Aditi came to India with her husband and daughter a little over two years ago, but her husband abandoned her upon their arrival in India. Aditi's daughter is now three and a half years old and she lives with Aditi and Aditi's parents in their home in India.

Aditi's husband, a doctor, returned to the US to file a false case of child abduction against her in a US court, in which he is claiming sole custody of their minor daughter. Criminal charges have been issued against Aditi who is not contesting the case in the US and already has temporary custody awarded to her by the Indian courts. I asked her why she can't go back and fight the case there. She says, "The minute I land in the US, I will be arrested and jailed. My child will be permanently separated from me. There is pressure to give up ownership of our children to Child Protective Services and foster care as soon as one reports abuse and domestic violence in the US. A very large percentage of children die in the custody of CPS. How can this possibly be construed as being in the best interests of our children? I have no family, emotional or financial support to litigate the case in America. I don't even have immigration papers to go back".

Shocked at her response, I asked her how such wrong was being perpetuated.
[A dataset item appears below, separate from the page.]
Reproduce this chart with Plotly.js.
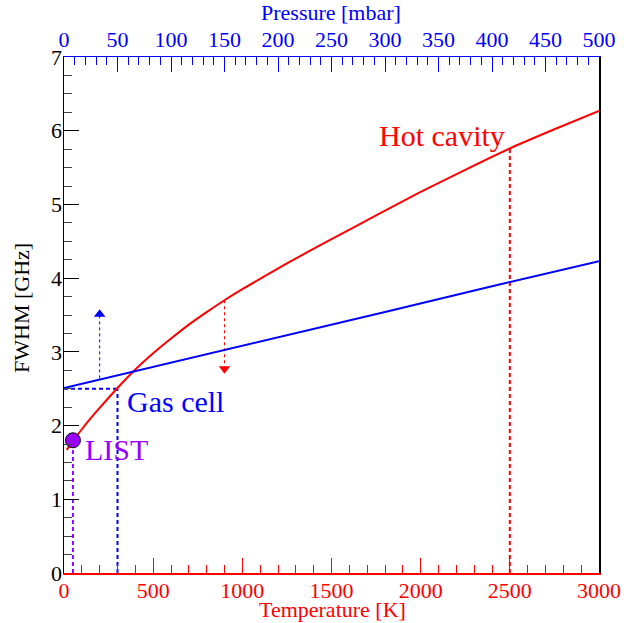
<!DOCTYPE html>
<html>
<head>
<meta charset="utf-8">
<script src="https://cdn.plot.ly/plotly-3.0.1.min.js"></script>
<style>html,body{margin:0;padding:0;background:#fff;}#chart{width:635px;height:623px;}</style>
</head>
<body>
<div id="chart"></div>
<script>
// Hot cavity (red): FWHM vs temperature
const hotT    = [15, 50, 100, 150, 200, 300, 400, 500, 600, 700, 800, 900, 1000, 1250, 1500, 1750, 2000, 2250, 2500, 2750, 3000];
const hotFWHM = [1.67, 1.79, 1.95, 2.10, 2.24, 2.51, 2.76, 2.98, 3.18, 3.37, 3.54, 3.70, 3.85, 4.20, 4.53, 4.85, 5.17, 5.47, 5.76, 6.02, 6.27];
// Gas cell (blue): FWHM vs pressure
const gasP    = [0, 100, 200, 300, 400, 500];
const gasFWHM = [2.51, 2.85, 3.20, 3.54, 3.89, 4.23];
// Reference markers
const gasCellT = 300, gasCellW = 2.5;
const hotCavT = 2500, hotCavW = 5.76;
const listT = 50, listW = 1.8;
// Arrows: x, start, tip
const blueArrow = {x: 200, from: 2.64, to: 3.58};
const redArrow  = {x: 900, from: 3.70, to: 2.70};
// Tick labels
const tempTicks = [0, 500, 1000, 1500, 2000, 2500, 3000];
const presTicks = [0, 50, 100, 150, 200, 250, 300, 350, 400, 450, 500];

const RED = '#ff0000', BLUE = '#0000ff', PURPLE = '#9900ff';
const FONT = '"Liberation Serif", "Times New Roman", serif';

const traces = [
  {x:[gasCellT,gasCellT], y:[0,gasCellW], mode:'lines', line:{color:BLUE,width:2,dash:'4px,3px'}, hoverinfo:'skip'},
  {x:[0,gasCellT], y:[gasCellW,gasCellW], mode:'lines', line:{color:BLUE,width:2,dash:'4px,3px'}, hoverinfo:'skip'},
  {x:[hotCavT,hotCavT], y:[0,hotCavW], mode:'lines', line:{color:RED,width:2,dash:'4px,3px'}, hoverinfo:'skip'},
  {x:[listT,listT], y:[0,listW], mode:'lines', line:{color:PURPLE,width:2,dash:'4px,3px'}, hoverinfo:'skip'},
  {x:[blueArrow.x,blueArrow.x], y:[blueArrow.from,blueArrow.to-0.08], mode:'lines', line:{color:BLUE,width:1,dash:'dot'}, hoverinfo:'skip'},
  {x:[blueArrow.x], y:[blueArrow.to-0.07], mode:'markers', marker:{symbol:'triangle-up',size:10,color:BLUE}, hoverinfo:'skip'},
  {x:[redArrow.x,redArrow.x], y:[redArrow.from,redArrow.to+0.08], mode:'lines', line:{color:RED,width:1,dash:'dot'}, hoverinfo:'skip'},
  {x:[redArrow.x], y:[redArrow.to+0.07], mode:'markers', marker:{symbol:'triangle-down',size:10,color:RED}, hoverinfo:'skip'},
  {x:gasP, y:gasFWHM, xaxis:'x2', yaxis:'y', mode:'lines', line:{color:BLUE,width:2}, hoverinfo:'skip'},
  {x:hotT, y:hotFWHM, mode:'lines', line:{color:RED,width:2,shape:'spline',smoothing:0.6}, hoverinfo:'skip'},
  {x:[listT], y:[listW], mode:'markers', marker:{size:15,color:PURPLE,line:{color:'#000',width:1}}, hoverinfo:'skip'}
];

const layout = {
  width:635, height:623,
  margin:{l:64, r:36, t:57, b:50},
  paper_bgcolor:'#fff', plot_bgcolor:'#fff',
  showlegend:false,
  font:{family:FONT, size:22, color:'#000'},
  xaxis:{
    range:[0,3000], tickvals:tempTicks, ticktext:tempTicks.map(String),
    color:RED, showgrid:false, zeroline:false,
    showline:true, linecolor:RED, linewidth:1.5,
    ticks:'inside', ticklen:15, tickcolor:RED, tickwidth:1,
    ticklabelstandoff:-3,
    minor:{dtick:100, ticks:'inside', ticklen:8, tickcolor:RED, tickwidth:1, showgrid:false},
    tickfont:{family:FONT, size:22, color:RED}
  },
  xaxis2:{
    range:[0,500], overlaying:'x', side:'top', anchor:'y',
    tickvals:presTicks, ticktext:presTicks.map(String),
    color:BLUE, showgrid:false, zeroline:false,
    showline:true, linecolor:BLUE, linewidth:1.5,
    ticks:'inside', ticklen:15, tickcolor:BLUE, tickwidth:1,
    ticklabelstandoff:0,
    minor:{dtick:10, ticks:'inside', ticklen:8, tickcolor:BLUE, tickwidth:1, showgrid:false},
    tickfont:{family:FONT, size:22, color:BLUE}
  },
  yaxis:{
    range:[0,7], dtick:1, tick0:0,
    color:'#000', showgrid:false, zeroline:false,
    showline:true, linecolor:'#000', linewidth:1.5, mirror:true,
    ticks:'inside', ticklen:15, tickcolor:'#000', tickwidth:1,
    ticklabelstandoff:-4,
    minor:{dtick:0.25, ticks:'inside', ticklen:8, tickcolor:'#444', tickwidth:1, showgrid:false},
    tickfont:{family:FONT, size:22, color:'#000'}
  },
  annotations:[
    {x:332, y:609, xref:'paper', yref:'paper', text:'Temperature [K]', showarrow:false, xanchor:'center', yanchor:'middle', font:{family:FONT, size:22, color:RED}},
    {x:331, y:12, xref:'paper', yref:'paper', text:'Pressure [mbar]', showarrow:false, xanchor:'center', yanchor:'middle', font:{family:FONT, size:22, color:BLUE}},
    {x:21, y:308, xref:'paper', yref:'paper', text:'FWHM [GHz]', textangle:-90, showarrow:false, xanchor:'center', yanchor:'middle', font:{family:FONT, size:22, color:'#000'}},
    {x:1753, y:5.93, xref:'x', yref:'y', text:'Hot cavity', showarrow:false, xanchor:'left', yanchor:'middle', font:{family:FONT, size:30, color:RED}},
    {x:342, y:2.32, xref:'x', yref:'y', text:'Gas cell', showarrow:false, xanchor:'left', yanchor:'middle', font:{family:FONT, size:30, color:BLUE}},
    {x:108, y:1.67, xref:'x', yref:'y', text:'LIST', showarrow:false, xanchor:'left', yanchor:'middle', font:{family:FONT, size:30, color:PURPLE}}
  ]
};

// convert pixel-placed title annotations to paper coordinates
const pw = 635 - 64 - 36, ph = 623 - 57 - 50;
layout.annotations.forEach(a => {
  if (a.xref === 'paper') {
    a.x = (a.x - 64) / pw;
    a.y = (623 - 50 - a.y) / ph;
  }
});

Plotly.newPlot('chart', traces, layout, {staticPlot:true, displayModeBar:false});
</script>
</body>
</html>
She says, "The US Government aggressively supports the so-called 'Left Behind Parent'. They do not have systems in place, nor do they insure that the complaint is genuine. Anyone can call in from anywhere to register such a complaint, without any evidence, and a charge is instantly registered. Aware of this, the so-called Left Behind Parents misuse the government machinery to stalk, harass and torture the women that left them, and use the false criminal charges filed by them as a mechanism to avoid paying alimony and child support and get the women to succumb to their demands. Thus, filing false complaints while knowing fully well the whereabouts of the child, has become a common occurrence in the US."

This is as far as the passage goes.